Polypharmacy Hinders HIV Drug Adherence
Among HIV-positive patients, concurrent use of medications is associated with nonadherence to antiretroviral therapy.
Among HIV-positive patients, concurrent use of medications is associated with nonadherence to antiretroviral therapy (ART), according to research published in the Journal of Managed Care & Specialty Pharmacy.
For the study, a team of pharmacists from the Área de Gestión Sanitaria Sur Sevilla in Spain collected data on 594 HIV patients who initiated ART between January 2002 and December 2011.

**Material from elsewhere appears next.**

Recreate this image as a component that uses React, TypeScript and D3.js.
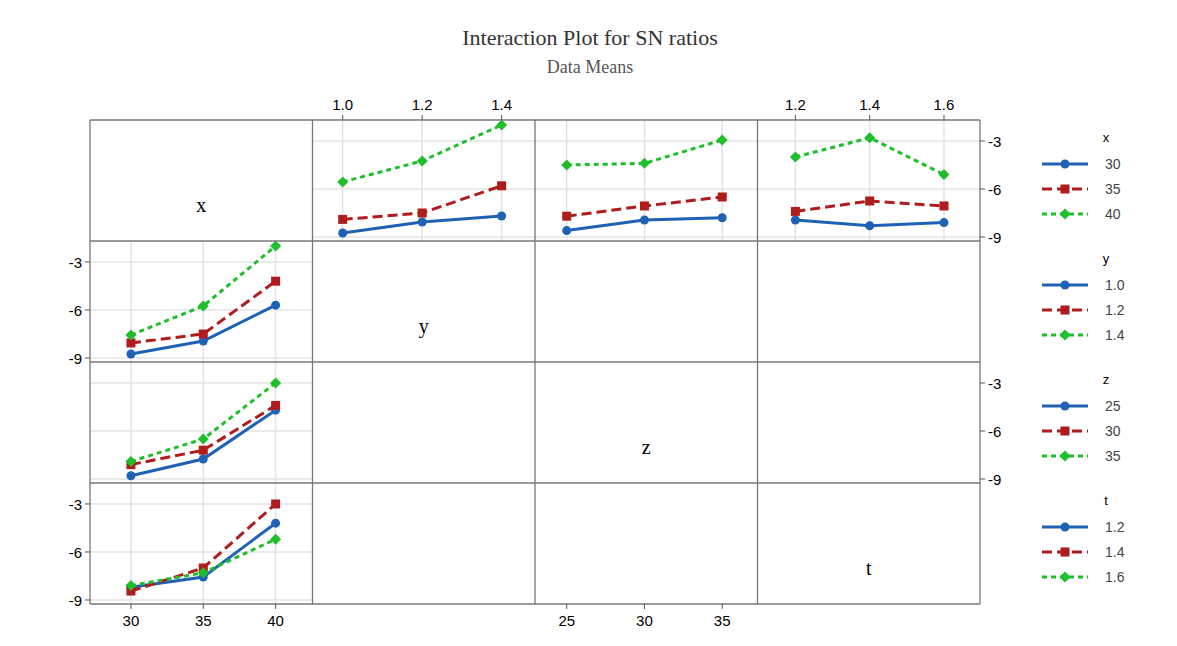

The patients were evaluated for comorbidities, such as hepatitis C virus (HCV) or hepatitis B virus (HBV) coinfection, as well as for HIV plasma viral load and CD4+ T-cell count. According to the study authors, 66.2% of the patients had HCV coinfection, though only 7.7% had HBV comorbidity.
Patients with 2 or more chronic conditions were classified as having polypathology, while medication regimens that contained 5 or more prescription drugs were deemed polypharmacy.
“To date, all studies have shown that polypharmacy is robustly associated with nonadherence, but no study has focused on the HIV population,” the researchers noted. “Nonadherence to ART is especially concerning, since it is associated with reduced effectiveness in viral suppression, allows viral resistance, and increases the risk of opportunistic diseases.”
At 12 months, the patients were re-evaluated for ART adherence, which was measured via pharmacy dispensing records. Although three-quarters of the study participants were considered to be adherent to ART, independent predictors of nonadherence among the remaining 25% included HIV transmission by intravenous drug use, previous treatment with ART, nontreatment changes, high risk of drug-related problems, and, most significantly, polypharmacy. Furthermore, “regarding polypharmacy, the percentage of nonadherent patients was significantly higher than the percentage of adherent patients,” the authors wrote.
“The number of HIV-infected patients with polypharmacy has increased significantly, raising the risk of nonadherence,” the researchers concluded. “With the growing number of HIV-positive individuals worldwide, the increasing complexity of HIV treatment, and the shortage of physicians in resource-limited settings, clinical pharmacists trained in HIV pharmacotherapy are invaluable resources and are essential members of the HIV multidisciplinary team.”